Chitika, Inc.
- Company type: Private
- Industry: Internet advertising
- Founded: Shrewsbury, Massachusetts (May 2003)
- Headquarters: Westborough, Massachusetts, US
- Key people: Venkat Kolluri, Co-Founder, CEO Alden DoRosario, Co-Founder, CTO
- Products: Search Targeted Text Ads, Mobile Ads
- Website: chitika.com

= Chitika =

American advertising company

Chitika, Inc. (pronounced CHIH-tih-ka) was a search-targeted advertising company. It was located in Westborough, Massachusetts, United States. The name Chitika means "in a snap" in Telugu language.

On April 17, 2019, Chitika announced that they were shutting down their business.

==History==
In 2003, co-founders Venkat Kolluri and Alden DoRosario started Chitika after leaving their jobs at search engine-based company Lycos. Since launching its online advertising service in 2004, Chitika has added a Mobile advertising Division as well as a Real-Time Bidding Division.
In 2015, Chitika's founders announced Cidewalk, their local mobile ad platform, would spin off into a separate business unit with $4 Million in seed funding and new office space in Southborough, MA.

On April 17, 2019, Chitika wrote to publishers advising them of their immediate cessation of business. The email advised publishers to remove all Chitika code from their website. The email further advised publishers that they would not be paid for impressions or clicks occurring since March 1, 2019.

==Partnerships==
In 2009, Chitika began a partnership with the b5media Network.

In 2010, Yahoo! closed their AdSense competitor Yahoo Publisher Network Online (YPNO) and recommended publishers migrate to Chitika as a replacement.

In 2013, Chitika announced a multi-year extension of its partnership with Yahoo!. The agreement includes off–network search syndication, monetization of Yahoo! owned and operated properties, and mobile ad serving and monetization.

==Controversies==
In December 2005, some publishers reported a reduction in revenue after auditing between 25%-90%.

In 2010, Chitika removed their ads from thousands of websites. The company stated that the sites they had been doing business with were all suddenly placed under "Pending Review" or "Pending Further Review" status. This meant the company would no longer show ads on the sites. Many dropped the advertising service.

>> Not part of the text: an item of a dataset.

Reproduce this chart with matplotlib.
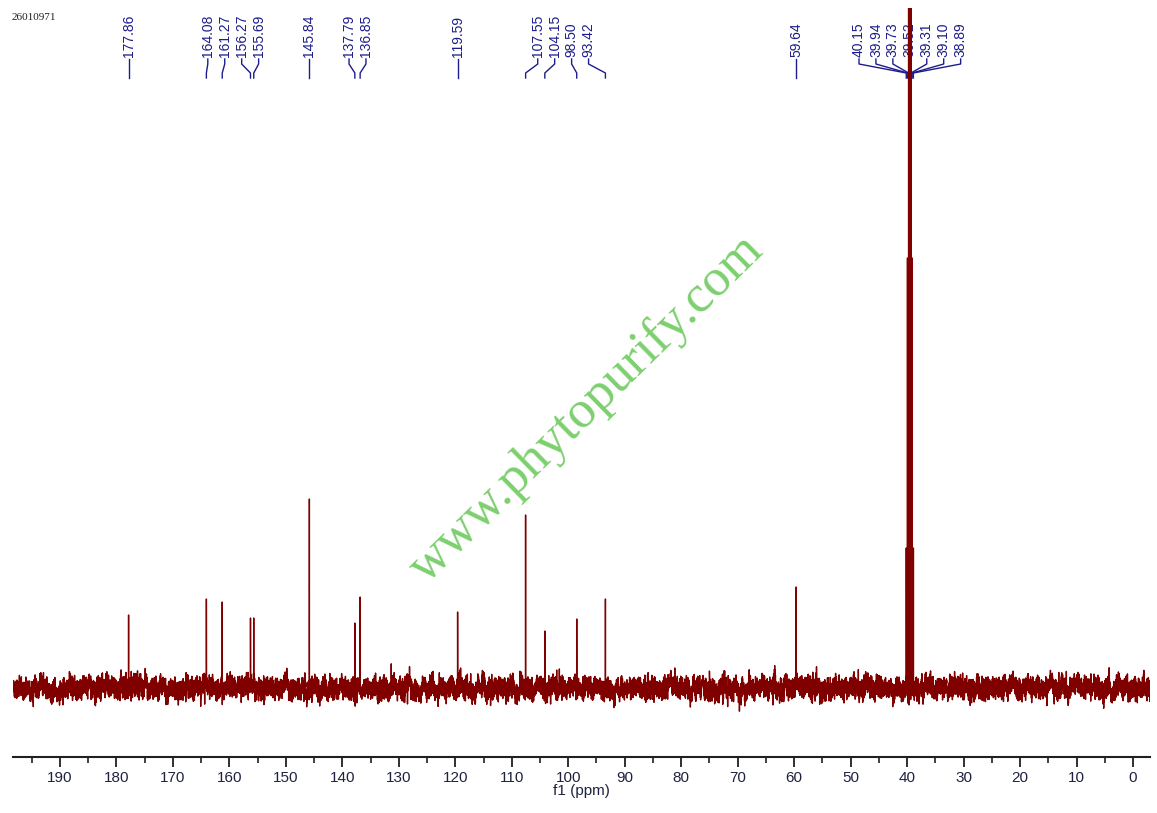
import numpy as np
import matplotlib
matplotlib.use('Agg')
import matplotlib.pyplot as plt
import matplotlib.transforms as mtransforms

# peak list (ppm) and heights above baseline (approx. screen px)
shifts = [177.86, 164.08, 161.27, 156.27, 155.69, 145.84, 137.79, 136.85,
          119.59, 107.55, 104.15, 98.50, 93.42, 59.64,
          40.15, 39.94, 39.73, 39.52, 39.31, 39.10, 38.89]
heights = [73, 89, 86, 70, 70, 189, 65, 91,
           76, 173, 57, 69, 89, 101,
           140, 430, 900, 1200, 900, 430, 140]
xticks = list(range(190, -1, -10))
sample_id = '26010971'
watermark = 'www.phytopurify.com'

# axis range
x_left, x_right = 198.32, -3.01

fig = plt.figure(figsize=(11.57, 8.13), dpi=100)
ax = fig.add_axes([13 / 1157, 56 / 813, 1137 / 1157, 749 / 813])

# spectrum: baseline noise texture + the picked peaks as sharp lines
rng = np.random.default_rng(7)
ppm = np.linspace(x_left, x_right, 14000)
spec = rng.normal(0, 5.0, ppm.size)
spec += np.convolve(rng.normal(0, 3.0, ppm.size), np.ones(25) / 5, mode='same')
for s, h in zip(shifts, heights):
    i = np.argmin(np.abs(ppm - s))
    spec[i] = h
ax.plot(ppm, spec, color='#800000', lw=1.0, zorder=3)

ax.set_xlim(x_left, x_right)
ax.set_ylim(-69, 680)

# axis styling, only the bottom line
for side in ['top', 'left', 'right']:
    ax.spines[side].set_visible(False)
ax.spines['bottom'].set_linewidth(1.5)
ax.spines['bottom'].set_color('#202020')
ax.set_yticks([])
ax.set_xticks(xticks)
ax.set_xticks(np.arange(195, -1, -5), minor=True)
ax.tick_params(axis='x', which='major', length=7, width=1.3, pad=3,
               labelsize=11, labelcolor='#1e2240', color='#202020')
ax.tick_params(axis='x', which='minor', length=4, width=1.2, color='#202020')
for lab in ax.get_xticklabels():
    lab.set_family('Liberation Sans')
ax.set_xlabel('f1 (ppm)', fontsize=11, family='Liberation Sans',
              color='#1e2240', labelpad=-1)

# peak labels, spread out in groups like the NMR software does
def fa(p):
    return (757 - p) / 749

trans = mtransforms.blended_transform_factory(ax.transData, ax.transAxes)
gap = 3.0
groups = [[0]]
for i in range(1, len(shifts)):
    if shifts[i - 1] - shifts[i] < 6.5:
        groups[-1].append(i)
    else:
        groups.append([i])

label_x = [0.0] * len(shifts)
for g in groups:
    c = np.mean([shifts[i] for i in g])
    n = len(g)
    for k, i in enumerate(g):
        label_x[i] = c + (n - 1) / 2 * gap - k * gap

navy = '#1c1c8a'
for s, lx in zip(shifts, label_x):
    ax.plot([lx, lx, s, s], [fa(59), fa(64), fa(73), fa(78)], color=navy,
            lw=1.0, transform=trans, clip_on=False, zorder=2)
    ax.text(lx, fa(57), f'{s:.2f}', rotation=90, rotation_mode='anchor',
            ha='left', va='center', fontsize=10, family='Liberation Sans',
            color=navy, transform=trans, zorder=2)

fig.text(12 / 1157, 1 - 17 / 813, sample_id, fontsize=8, family='Liberation Serif',
         color='#202020', va='center', ha='left')

fig.text(587 / 1157, 1 - 409 / 813, watermark, fontsize=38, family='Liberation Serif',
         color='#7ccf6e', rotation=44.4, ha='center', va='center', zorder=1)

fig.savefig('out.png', dpi=100)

On March 16, 2011, the Federal Trade Commission (FTC) appeared before the United States Senate Commerce Committee and announced its first behavioral advertising case, filed against Chitika for use of a deceptive opt-out mechanism. According to the FTC, Chitika's cookies that opt users out of behavioral tracking were expiring in ten days rather than the stated ten years. A settlement was reached under which Chitika was forbidden from making misleading statements about the extent of data collection about consumers and the extent to which consumers can control the use of their data. Further, the settlement required that Chitika link all its advertising to an effective opt-out mechanism in future. It has been commented that, “this requirement of a hyperlink embedded in online advertisements is a good indicator of the type of Do Not Track mechanism that will be acceptable to the FTC if “Do Not Track” becomes mandatory.” According to a press release by the company, their opt-out cookies have been set to ten days since March 2010 when the FTC began their investigation. Chitika subsequently claimed to have made only a total of fifty-five cents from the ten-day opt-out expiration.

==Delaying and denying payments==

In 2017, Chitika shocked its publishers by changing the minimum payout from $10 to $50. It affected many existing publishers who joined Chitika for its lower payout option. Publishers who cross $50 are banned from the network.

On April 17, 2019, Chitika wrote to publishers advising them of their immediate cessation of business. The email advised publishers to remove all Chitika code from their website. The email further advised publishers that they would not be paid for impressions or clicks occurring since March 1, 2019.